'''

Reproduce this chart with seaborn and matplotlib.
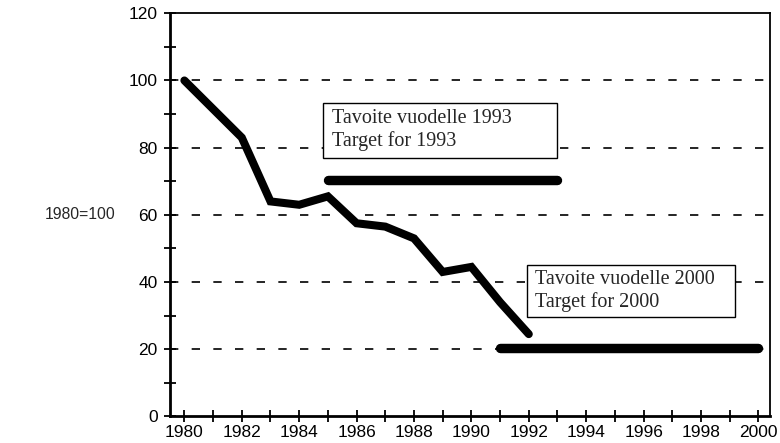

'''
'''

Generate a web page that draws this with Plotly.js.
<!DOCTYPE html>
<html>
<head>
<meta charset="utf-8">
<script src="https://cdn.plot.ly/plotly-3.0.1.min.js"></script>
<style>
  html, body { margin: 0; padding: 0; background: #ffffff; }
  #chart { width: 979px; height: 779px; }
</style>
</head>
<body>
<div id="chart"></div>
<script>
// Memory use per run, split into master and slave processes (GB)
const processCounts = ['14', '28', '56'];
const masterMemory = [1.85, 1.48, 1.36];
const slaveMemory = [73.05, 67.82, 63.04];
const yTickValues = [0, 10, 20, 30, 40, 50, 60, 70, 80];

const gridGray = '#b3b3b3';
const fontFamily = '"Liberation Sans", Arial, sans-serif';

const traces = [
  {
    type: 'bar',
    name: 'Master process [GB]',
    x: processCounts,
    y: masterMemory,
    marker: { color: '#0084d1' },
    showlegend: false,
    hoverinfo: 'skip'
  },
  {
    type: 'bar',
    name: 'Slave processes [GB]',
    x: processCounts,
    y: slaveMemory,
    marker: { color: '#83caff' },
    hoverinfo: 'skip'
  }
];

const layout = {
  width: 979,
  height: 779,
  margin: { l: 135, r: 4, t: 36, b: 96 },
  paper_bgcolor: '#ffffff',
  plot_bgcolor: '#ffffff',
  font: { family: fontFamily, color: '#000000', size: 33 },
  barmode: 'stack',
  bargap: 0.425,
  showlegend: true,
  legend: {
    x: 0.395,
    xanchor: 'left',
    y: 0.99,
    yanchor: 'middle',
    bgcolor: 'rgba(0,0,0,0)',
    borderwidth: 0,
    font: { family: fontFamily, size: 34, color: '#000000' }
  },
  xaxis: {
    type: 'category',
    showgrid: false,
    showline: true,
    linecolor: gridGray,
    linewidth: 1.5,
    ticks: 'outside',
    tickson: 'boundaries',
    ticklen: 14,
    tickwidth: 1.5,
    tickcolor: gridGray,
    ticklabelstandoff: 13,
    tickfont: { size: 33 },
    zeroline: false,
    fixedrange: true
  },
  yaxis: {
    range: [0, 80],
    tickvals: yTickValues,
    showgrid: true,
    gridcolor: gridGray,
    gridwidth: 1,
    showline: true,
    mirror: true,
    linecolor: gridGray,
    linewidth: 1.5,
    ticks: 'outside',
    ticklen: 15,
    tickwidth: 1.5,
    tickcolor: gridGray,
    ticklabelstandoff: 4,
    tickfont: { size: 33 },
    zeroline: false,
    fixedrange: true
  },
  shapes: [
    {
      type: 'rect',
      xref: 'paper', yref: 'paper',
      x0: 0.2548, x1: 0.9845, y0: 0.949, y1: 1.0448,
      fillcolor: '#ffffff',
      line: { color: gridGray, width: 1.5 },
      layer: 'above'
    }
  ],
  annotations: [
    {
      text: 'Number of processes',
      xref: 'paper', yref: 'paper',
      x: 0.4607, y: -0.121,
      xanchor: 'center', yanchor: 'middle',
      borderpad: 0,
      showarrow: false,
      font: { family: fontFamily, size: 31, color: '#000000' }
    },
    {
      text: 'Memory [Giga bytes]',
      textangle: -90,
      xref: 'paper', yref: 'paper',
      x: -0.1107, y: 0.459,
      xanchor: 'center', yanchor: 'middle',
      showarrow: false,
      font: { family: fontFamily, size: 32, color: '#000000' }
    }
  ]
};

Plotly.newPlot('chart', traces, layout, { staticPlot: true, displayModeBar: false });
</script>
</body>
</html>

'''
'''

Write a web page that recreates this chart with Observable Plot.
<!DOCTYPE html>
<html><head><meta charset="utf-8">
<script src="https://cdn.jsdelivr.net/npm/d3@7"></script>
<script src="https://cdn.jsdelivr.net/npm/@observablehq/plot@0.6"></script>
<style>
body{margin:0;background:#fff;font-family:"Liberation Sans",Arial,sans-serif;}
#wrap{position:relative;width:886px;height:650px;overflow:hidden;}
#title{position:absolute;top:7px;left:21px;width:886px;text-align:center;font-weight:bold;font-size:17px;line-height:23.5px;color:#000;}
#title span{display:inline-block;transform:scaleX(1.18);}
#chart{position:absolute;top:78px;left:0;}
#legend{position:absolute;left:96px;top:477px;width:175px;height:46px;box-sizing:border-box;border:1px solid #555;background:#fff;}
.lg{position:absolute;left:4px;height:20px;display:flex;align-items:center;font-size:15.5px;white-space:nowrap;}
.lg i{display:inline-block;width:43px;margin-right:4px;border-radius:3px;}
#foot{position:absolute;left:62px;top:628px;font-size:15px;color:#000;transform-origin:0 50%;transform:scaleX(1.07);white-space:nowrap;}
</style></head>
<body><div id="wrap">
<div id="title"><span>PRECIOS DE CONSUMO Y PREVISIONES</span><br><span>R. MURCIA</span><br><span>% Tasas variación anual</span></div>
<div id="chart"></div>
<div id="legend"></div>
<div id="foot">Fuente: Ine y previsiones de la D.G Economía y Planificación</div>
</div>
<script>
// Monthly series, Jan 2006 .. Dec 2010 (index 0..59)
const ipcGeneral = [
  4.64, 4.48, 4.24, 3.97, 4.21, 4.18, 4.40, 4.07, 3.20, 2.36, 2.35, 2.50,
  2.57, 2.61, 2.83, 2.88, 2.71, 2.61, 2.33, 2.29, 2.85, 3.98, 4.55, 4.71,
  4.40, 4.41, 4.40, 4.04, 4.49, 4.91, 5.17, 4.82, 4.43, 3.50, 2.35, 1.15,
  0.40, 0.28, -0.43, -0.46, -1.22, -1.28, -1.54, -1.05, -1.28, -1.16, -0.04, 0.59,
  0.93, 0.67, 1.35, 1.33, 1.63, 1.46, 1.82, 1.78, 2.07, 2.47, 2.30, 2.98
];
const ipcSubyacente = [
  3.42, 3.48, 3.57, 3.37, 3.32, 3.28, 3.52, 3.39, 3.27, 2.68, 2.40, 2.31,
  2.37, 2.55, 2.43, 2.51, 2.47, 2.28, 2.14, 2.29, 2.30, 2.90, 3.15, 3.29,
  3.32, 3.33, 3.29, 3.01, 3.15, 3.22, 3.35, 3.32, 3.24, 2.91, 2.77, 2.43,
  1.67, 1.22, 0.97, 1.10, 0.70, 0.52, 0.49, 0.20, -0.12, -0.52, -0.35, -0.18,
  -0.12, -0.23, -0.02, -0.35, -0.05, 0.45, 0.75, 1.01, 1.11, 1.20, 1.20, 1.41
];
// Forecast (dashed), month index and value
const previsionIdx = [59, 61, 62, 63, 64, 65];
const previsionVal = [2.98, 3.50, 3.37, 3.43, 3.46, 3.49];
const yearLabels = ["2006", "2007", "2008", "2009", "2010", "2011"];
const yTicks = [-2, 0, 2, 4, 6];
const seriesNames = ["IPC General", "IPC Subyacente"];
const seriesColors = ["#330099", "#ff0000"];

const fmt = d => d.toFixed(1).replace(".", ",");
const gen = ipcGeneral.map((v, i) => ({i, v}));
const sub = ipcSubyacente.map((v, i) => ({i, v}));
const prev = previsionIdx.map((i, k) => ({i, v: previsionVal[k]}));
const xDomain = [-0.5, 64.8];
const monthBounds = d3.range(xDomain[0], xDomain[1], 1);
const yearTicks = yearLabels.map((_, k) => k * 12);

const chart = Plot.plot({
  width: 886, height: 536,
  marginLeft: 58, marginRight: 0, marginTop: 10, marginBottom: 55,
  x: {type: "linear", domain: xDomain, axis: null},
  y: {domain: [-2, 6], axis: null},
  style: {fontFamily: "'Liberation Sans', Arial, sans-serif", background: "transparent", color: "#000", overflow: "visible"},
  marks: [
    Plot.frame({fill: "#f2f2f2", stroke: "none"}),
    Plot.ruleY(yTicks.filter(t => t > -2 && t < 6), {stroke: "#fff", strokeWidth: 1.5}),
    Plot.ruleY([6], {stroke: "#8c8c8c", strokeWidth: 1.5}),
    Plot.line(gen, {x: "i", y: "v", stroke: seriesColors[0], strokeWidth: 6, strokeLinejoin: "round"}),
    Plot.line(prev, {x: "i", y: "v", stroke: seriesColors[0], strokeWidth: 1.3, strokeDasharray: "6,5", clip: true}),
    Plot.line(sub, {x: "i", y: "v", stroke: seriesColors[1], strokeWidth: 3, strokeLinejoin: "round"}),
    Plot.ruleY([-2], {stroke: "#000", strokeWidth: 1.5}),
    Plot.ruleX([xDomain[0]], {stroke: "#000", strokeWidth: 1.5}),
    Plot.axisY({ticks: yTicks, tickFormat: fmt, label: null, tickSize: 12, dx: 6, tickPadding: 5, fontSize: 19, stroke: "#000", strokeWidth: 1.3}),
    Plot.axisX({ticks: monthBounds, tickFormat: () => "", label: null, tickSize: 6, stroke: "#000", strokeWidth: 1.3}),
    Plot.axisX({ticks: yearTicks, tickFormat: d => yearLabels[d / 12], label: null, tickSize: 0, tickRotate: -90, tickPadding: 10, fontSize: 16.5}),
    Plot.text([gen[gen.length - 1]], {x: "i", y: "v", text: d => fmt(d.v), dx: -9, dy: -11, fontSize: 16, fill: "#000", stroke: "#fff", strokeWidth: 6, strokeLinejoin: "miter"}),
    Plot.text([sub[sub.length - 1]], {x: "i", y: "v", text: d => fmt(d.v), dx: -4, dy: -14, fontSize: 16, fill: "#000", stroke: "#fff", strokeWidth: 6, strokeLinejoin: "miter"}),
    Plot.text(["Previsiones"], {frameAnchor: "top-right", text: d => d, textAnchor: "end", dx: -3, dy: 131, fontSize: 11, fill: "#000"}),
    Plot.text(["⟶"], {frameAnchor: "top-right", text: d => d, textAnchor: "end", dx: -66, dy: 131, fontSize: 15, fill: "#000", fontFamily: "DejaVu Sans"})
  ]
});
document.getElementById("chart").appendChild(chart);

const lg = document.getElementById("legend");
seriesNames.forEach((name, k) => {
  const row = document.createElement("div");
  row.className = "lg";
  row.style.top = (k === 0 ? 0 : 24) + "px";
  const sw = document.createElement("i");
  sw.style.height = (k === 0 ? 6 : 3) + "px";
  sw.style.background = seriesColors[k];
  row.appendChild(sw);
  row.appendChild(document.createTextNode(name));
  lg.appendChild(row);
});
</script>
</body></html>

'''

--- SHORT PROBLEM ---
Copy every line of the listing where the word "with" appears.

--- SOLUTION ---
Reproduce this chart with seaborn and matplotlib.
Generate a web page that draws this with Plotly.js.
Write a web page that recreates this chart with Observable Plot.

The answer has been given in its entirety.